Women Innovators – How Need Is Driving App Development

As phones become ‘smarter’, there is an increasing market for specialised apps. With 1.2 million apps listed in Apple’s iTunes app store, and 1.3 million in Android’s Google Play store, the market is certainly very crowded. But here are some Australian women made their apps regardless – listed them, and won accolades along the way.

Making Stopovers Interesting – Amber Blumanis

23-year old marketing graduate Amber Blumanis decided during another boring airport stopover, that there should be an app to connect like-minded individuals during such stopovers. She made one – The Stopover App – that lets users create a profile and connect with individuals having similar interests.

The app allows you to see people nearby with similar interests, send messages, and meet up – for coffee, social or business networking, or even a date. The app won Blumanis a Rising Star award at the Talent Unleashed Awards, 2014.

Blumanis, who does not have IT expertise, used a freelancing website to find developers who could design the app for her. Teks Mobile Australia, Blumanis’ company, just opened an office in Australia, with plans to develop an Android version, and add different languages and more activities.

All About Fashion – Molly Taylor

Molly Taylor is the co-founder and Managing Director of Infinite Wardrobe – a mobile app that allows you to buy and sell clothes, exchange fashion ideas, show off your wardrobe, and get opinions about it. The best part of the app is that all buying and selling is absolutely free. The app, that was launched last October, won the Second Place in the 2014 OzApp Awards.

Code Heroes, a Brisbane-based mobile app consultancy, also managed by Molly Taylor, developed the app based also on inputs from the other co-founders – Brendt Sheen, Leigh Woodford and Portia Miller. The app, described as an ‘eBay for clothes without fees’ and as a ‘Pinterest with free trading’, is currently available in Australia and is planning to expand to other countries soon.

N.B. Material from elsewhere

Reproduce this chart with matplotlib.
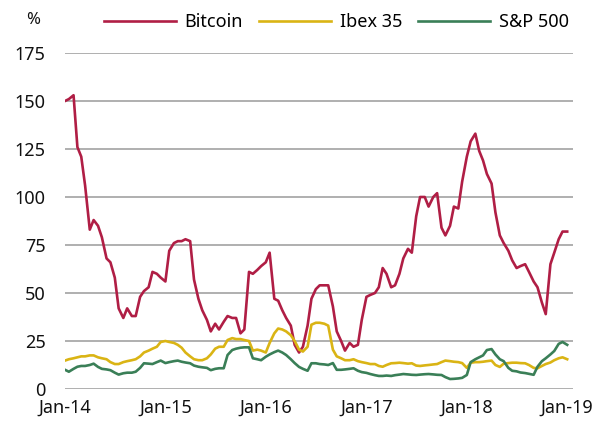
import matplotlib
matplotlib.use("Agg")
import matplotlib.pyplot as plt
import matplotlib.dates as mdates
import pandas as pd

# semi-monthly observations, Jan 2014 - Jan 2019 (annualised volatility, %)
dates = pd.date_range("2014-01-01", periods=121, freq="SMS")

bitcoin = [150, 151, 153, 126, 121, 106, 83, 88, 85, 79,
           68, 66, 58, 42, 37, 42, 38, 38, 48, 51,
           53, 61, 60, 58, 56, 72, 76, 77, 77, 78,
           77, 57, 47, 41, 36, 30, 34, 31, 35, 38,
           37, 37, 29, 31, 61, 60, 62, 64, 66, 71,
           47, 46, 41, 37, 33, 23, 19, 22, 33, 47,
           52, 54, 54, 54, 43, 30, 25, 20, 24, 22,
           23, 36, 48, 49, 50, 53, 63, 60, 53, 54,
           60, 68, 73, 71, 90, 100, 100, 95, 100, 102,
           84, 80, 85, 95, 94, 108, 121, 129, 133, 124,
           119, 112, 107, 92, 80, 76, 72, 67, 63, 64,
           65, 61, 56, 53, 45, 39, 65, 71, 78, 82,
           82]

ibex = [14.8, 15.5, 16, 16.5, 17, 17, 17.5, 17.5, 16.5, 16,
        15.5, 14, 13, 13, 14, 14.5, 15, 15.5, 17, 19,
        20, 21, 22, 24.5, 25, 24.5, 24, 23, 21.5, 19,
        17, 15.5, 15, 15, 16, 18, 21, 22, 22, 25.5,
        26.5, 26, 26, 25.5, 25, 20, 20.5, 20, 19, 24,
        29, 31.5, 31, 30, 28, 25, 20.5, 19.5, 22, 33.5,
        34.5, 34.5, 34, 33, 20.5, 17, 16, 15, 15, 15.5,
        14.5, 14, 13.5, 13, 13, 12, 11.6, 12.5, 13.4, 13.5,
        13.7, 13.5, 13.2, 13.4, 12.2, 12, 12.3, 12.5, 12.8, 13,
        14, 14.8, 14.5, 14.2, 14, 13.5, 11, 13.7, 14, 14,
        14.2, 14.5, 14.8, 12.5, 11.5, 13.2, 13.5, 13.7, 13.7, 13.5,
        13.4, 12.5, 11, 10.8, 12, 13, 13.8, 15, 16, 16.5,
        15.5]

sp500 = [10, 9, 10.5, 11.6, 12, 12, 12.5, 13.2, 11.5, 10.5,
         10.2, 9.8, 8.5, 7.5, 8.2, 8.5, 8.5, 9, 11, 13.4,
         13.2, 13, 14, 14.8, 13.5, 14, 14.5, 14.8, 14.2, 13.8,
         13.4, 12.2, 11.6, 11.3, 11, 9.8, 10.5, 10.8, 10.8, 17.7,
         20.3, 21, 21.5, 21.7, 21.7, 16, 15.5, 15, 16.8, 18,
         19.2, 20, 19, 17.7, 15.5, 13.5, 11.5, 10.5, 9.5, 13.4,
         13.4, 13, 12.8, 12.5, 13.5, 10, 10, 10.2, 10.5, 10.8,
         9.5, 8.8, 8.4, 7.8, 7.2, 6.8, 6.8, 7, 6.8, 7.2,
         7.5, 7.8, 7.6, 7.4, 7.3, 7.5, 7.7, 7.8, 7.6, 7.4,
         7.3, 6.2, 5.2, 5.3, 5.5, 5.8, 7.3, 14, 15.5, 16.5,
         17.5, 20.3, 20.8, 18, 15.5, 14.5, 11, 9.5, 9.2, 8.6,
         8.3, 7.9, 7.4, 11.6, 14.5, 16, 18, 19.8, 23.5, 24.5,
         23]

series = ["Bitcoin", "Ibex 35", "S&P 500"]
colors = ["#b01e45", "#dab414", "#3a7f57"]
yticks = [0, 25, 50, 75, 100, 125, 150, 175]

plt.rcParams["font.family"] = ["Noto Sans", "DejaVu Sans"]

fig = plt.figure(figsize=(6.06, 4.25), dpi=100)
ax = fig.add_axes([0.1073, 0.0847, 0.8382, 0.7906])

for name, vals, c in zip(series, [bitcoin, ibex, sp500], colors):
    ax.plot(dates, vals, color=c, lw=1.9, label=name, zorder=3)

ax.set_ylim(0, 175)
ax.set_yticks(yticks)
ax.set_xlim(pd.Timestamp("2014-01-01"), pd.Timestamp("2019-01-22"))
ax.xaxis.set_major_locator(mdates.YearLocator())
ax.xaxis.set_major_formatter(mdates.DateFormatter("%b-%y"))

ax.grid(axis="y", color="#9a9a9a", lw=1.1, zorder=1)
for sp in ax.spines.values():
    sp.set_visible(False)
ax.tick_params(axis="both", length=0, labelsize=13, colors="#111111")
ax.tick_params(axis="y", pad=14)
ax.tick_params(axis="x", pad=7)

fig.text(0.055, 0.953, "%", fontsize=12, ha="center", va="center", color="#111111")
fig.legend(loc="center", bbox_to_anchor=(0.555, 0.948), ncol=3, frameon=False,
           fontsize=13, handlelength=4, handletextpad=0.45, columnspacing=0.9,
           borderaxespad=0)

fig.savefig("out.png", dpi=100)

What began as a small Facebook page dedicated to trading clothes has now grown into an 8000-member community of fashion-conscious people and their wardrobe collections. The basic idea of the app is to create a worldwide fashion community without barriers where you can discuss fashion, connect with your peers, and the industry.

These women are part of an increasing number of successful female entrepreneurs who find the app market more open to multi-disciplinary skills. While women have traditionally been underrepresented in the technology sector, the examples of these women will hopefully inspire many more to give shape to their ideas.